Since then, every Supreme Court vacancy and subsequent nomination process has borne the patina of abortion politics, unspoken most of the time but clearly understood through coded questions and answers.
With the passing of Justice Ruth Bader Ginsberg, all non-partisan pretense has been thrown out the window. Everyone knows the next Supreme Court Justice could tip the balance of the Court into a somewhat permanent 6-3 conservative majority for the foreseeable future. Such a majority could pave the way for Roe vs Wade to not be fully overturned per se, due to the Court’s allegiance to “precedent,” so they say, but to be reversed in some way that allows the issue to return to the states to be decided state-by-state.
Forty-two Supreme Court Justices have died while in office. Twenty-nine vacancies have occurred in presidential election years. Seventeen of the presidential year vacancies have been confirmed by the Senate in addition to a couple of recess appointments that were eventually confirmed, including William Brennan in 1956.
Since 1900, there is no historical record of any incumbent president of either party refraining from nominating someone to fill the vacancy before the election.
President Trump is going to nominate either Amy Coney Barrett or Barbara Lagoa at the end of this week. Both are esteemed jurists. Both are Catholic. Both are female. Ruthlessly attacking either judge carries enormous political risks for Democrats.

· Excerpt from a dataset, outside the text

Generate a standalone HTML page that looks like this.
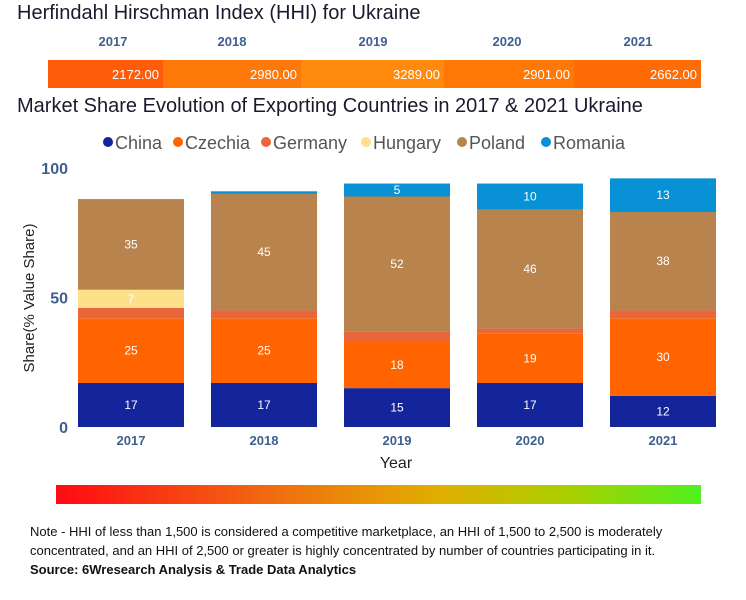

If Republicans garner 51 votes on the motion to proceed to floor debate on the nomination, it will take place before the election. They have 53 senators today; they can lose Sens. Murkowski of Alaska, Susan Collins of Maine and Mitt Romney of Utah and still pass the nomination with the tie-breaking vote of VP Mike Pence, although Senator Romney has indicated his support for the nomination “if it reaches the floor of the Senate”.
Just because a president nominates someone to fill a vacancy on the Supreme Court doesn’t mean they have to be considered by the Senate. The Framers of the Constitution thought long and hard about the confirmation process and ultimately decided to give the US Senate advise-and-consent authority to approve Supreme Court appointments.

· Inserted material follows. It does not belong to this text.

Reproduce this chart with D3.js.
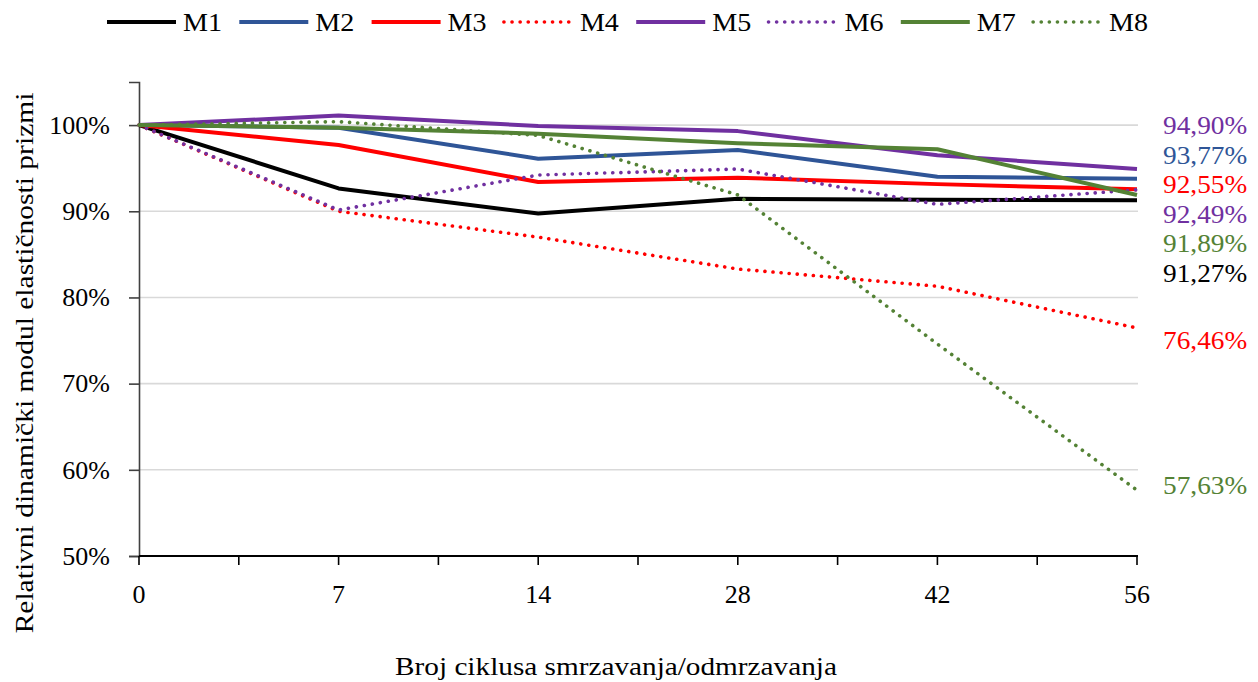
<!DOCTYPE html>
<html><head><meta charset="utf-8">
<script src="https://cdn.jsdelivr.net/npm/d3@7"></script>
<style>
body{margin:0;background:#fff}
text{font-family:"Liberation Serif","Times New Roman",serif;fill:#000}
</style></head>
<body><svg id="c" width="1258" height="682"></svg>
<script>
// ---- data ----
const categories = ["0", "7", "14", "28", "42", "56"];
const seriesNames = ["M1", "M2", "M3", "M4", "M5", "M6", "M7", "M8"];
const M1 = [100, 92.65, 89.75, 91.45, 91.35, 91.27];
const M2 = [100, 99.7, 96.1, 97.1, 94.0, 93.77];
const M3 = [100, 97.7, 93.4, 93.9, 93.15, 92.55];
const M4 = [100, 90.0, 87.0, 83.3, 81.3, 76.46];
const M5 = [100, 101.1, 99.9, 99.3, 96.5, 94.90];
const M6 = [100, 90.15, 94.2, 94.9, 90.8, 92.49];
const M7 = [100, 99.7, 99.0, 97.9, 97.2, 91.89];
const M8 = [100, 100.4, 98.8, 91.9, 74.6, 57.63];
const yTickValues = [50, 60, 70, 80, 90, 100];
const xTitle = "Broj ciklusa smrzavanja/odmrzavanja";
const yTitle = "Relativni dinamički modul elastičnosti prizmi";

// ---- styling ----
const seriesValues = [M1, M2, M3, M4, M5, M6, M7, M8];
const colors = ["#000000", "#2F5597", "#FF0000", "#FF0000", "#7030A0", "#7030A0", "#548235", "#548235"];
const dotted = [false, false, false, true, false, true, false, true];

const svg = d3.select("#c");
const x = d3.scalePoint().domain(categories).range([139, 1137]);
const y = d3.scaleLinear().domain([50, 105]).range([556, 82]);

// stretch Times-like glyphs horizontally to approximate the wider original serif
function stretch(sel, f) {
  sel.each(function () {
    const w = this.getComputedTextLength();
    d3.select(this).attr("textLength", w * f).attr("lengthAdjust", "spacingAndGlyphs");
  });
}

// gridlines
svg.append("g").selectAll("line").data(yTickValues.filter(v => v > 50)).join("line")
  .attr("x1", 139).attr("x2", 1138)
  .attr("y1", d => y(d)).attr("y2", d => y(d))
  .attr("stroke", "#d9d9d9").attr("stroke-width", 1.6);

// y axis
const yAxis = svg.append("g").attr("transform", "translate(139,0)")
  .call(d3.axisLeft(y).tickValues(yTickValues).tickSize(10).tickPadding(19)
    .tickFormat(d => d + "%"));
yAxis.select(".domain").attr("stroke", "#404040").attr("stroke-width", 1.6);
yAxis.selectAll(".tick line").attr("stroke", "#404040").attr("stroke-width", 1.6);
yAxis.selectAll("text").attr("font-size", 25).attr("font-family", "Liberation Serif").attr("fill", "#000").attr("dy", "0.33em");
stretch(yAxis.selectAll("text"), 1.04);

// x axis
const xa = svg.append("g").attr("transform", `translate(0,${y(50)})`);
const xs = categories.map(c => x(c));
const minor = xs.slice(1).map((v, i) => (v + xs[i]) / 2);
xa.append("line").attr("x1", 139).attr("x2", 1138).attr("stroke", "#000").attr("stroke-width", 2);
xa.selectAll("line.t").data(xs.concat(minor)).join("line").attr("class", "t")
  .attr("x1", d => d).attr("x2", d => d).attr("y1", 0).attr("y2", 9)
  .attr("stroke", "#000").attr("stroke-width", 1.6);
const xl = xa.selectAll("text").data(categories).join("text")
  .attr("x", d => x(d)).attr("y", 47).attr("text-anchor", "middle")
  .attr("font-size", 25).text(d => d);
stretch(xl, 1.04);

// lines
const line = d3.line().x((d, i) => x(categories[i])).y(d => y(d));
seriesValues.forEach((vals, k) => {
  svg.append("path").datum(vals).attr("d", line)
    .attr("fill", "none").attr("stroke", colors[k])
    .attr("stroke-width", dotted[k] ? 3.6 : 4)
    .attr("stroke-linejoin", "round")
    .attr("stroke-linecap", dotted[k] ? "round" : "butt")
    .attr("stroke-dasharray", dotted[k] ? "0.1 8" : null);
});

// end labels (collision-relaxed)
const fmt = v => v.toFixed(2).replace(".", ",") + "%";
let labs = seriesValues.map((v, k) => ({k, v: v[v.length - 1], y0: y(v[v.length - 1]) + 12}));
labs.sort((a, b) => a.y0 - b.y0);
const gap = 29.5;
let clusters = labs.map(l => ({items: [l], c: l.y0}));
let merged = true;
while (merged) {
  merged = false;
  for (let i = 0; i < clusters.length - 1; i++) {
    const a = clusters[i], b = clusters[i + 1];
    const aBottom = a.c + (a.items.length - 1) * gap / 2;
    const bTop = b.c - (b.items.length - 1) * gap / 2;
    if (bTop - aBottom < gap) {
      const items = a.items.concat(b.items);
      const c = d3.mean(items, d => d.y0);
      clusters.splice(i, 2, {items, c});
      merged = true; break;
    }
  }
}
const maxY = y(50) - 71;
clusters.forEach(cl => {
  cl.items.forEach((it, i) => {
    it.y = Math.min(maxY, cl.c + (i - (cl.items.length - 1) / 2) * gap);
  });
});
const el = svg.append("g").selectAll("text").data(labs).join("text")
  .attr("x", 1163).attr("y", d => d.y + 9)
  .attr("font-size", 26).attr("fill", d => colors[d.k])
  .style("fill", d => colors[d.k])
  .text(d => fmt(d.v));
stretch(el, 1.05);

// legend
const lg = svg.append("g");
seriesNames.forEach((n, k) => {
  const x0 = 107 + k * 132.3;
  lg.append("line").attr("x1", x0).attr("x2", x0 + 69).attr("y1", 22).attr("y2", 22)
    .attr("stroke", colors[k]).attr("stroke-width", dotted[k] ? 3.6 : 4)
    .attr("stroke-linecap", dotted[k] ? "round" : "butt")
    .attr("stroke-dasharray", dotted[k] ? "0.1 8" : null);
  const t = lg.append("text").attr("x", x0 + 76).attr("y", 31).attr("font-size", 26).text(n);
  stretch(t, 1.08);
});

// titles
const xt = svg.append("text").attr("x", 616).attr("y", 675).attr("text-anchor", "middle")
  .attr("font-size", 25).text(xTitle);
stretch(xt, 1.17);
const yt = svg.append("text").attr("transform", "translate(33,363) rotate(-90)")
  .attr("text-anchor", "middle").attr("font-size", 25).text(yTitle);
stretch(yt, 1.18);
</script>
</body></html>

If the White House and Senate are controlled by members of the same political party, the nominee gets confirmed. If not, then the nominee would not.
Politics is just math by other means. It is not that hard to understand.
The death of Justice Ruth Bader Ginsburg has set up a political Armageddon scenario everyone thought would happen one day, even before the ink was dry on Roe vs Wade. On top of everything else that has happened in 2020, it seems to almost be a fitting coda to add the most contentious issue possible — abortion — to an already overheated divisive presidential election.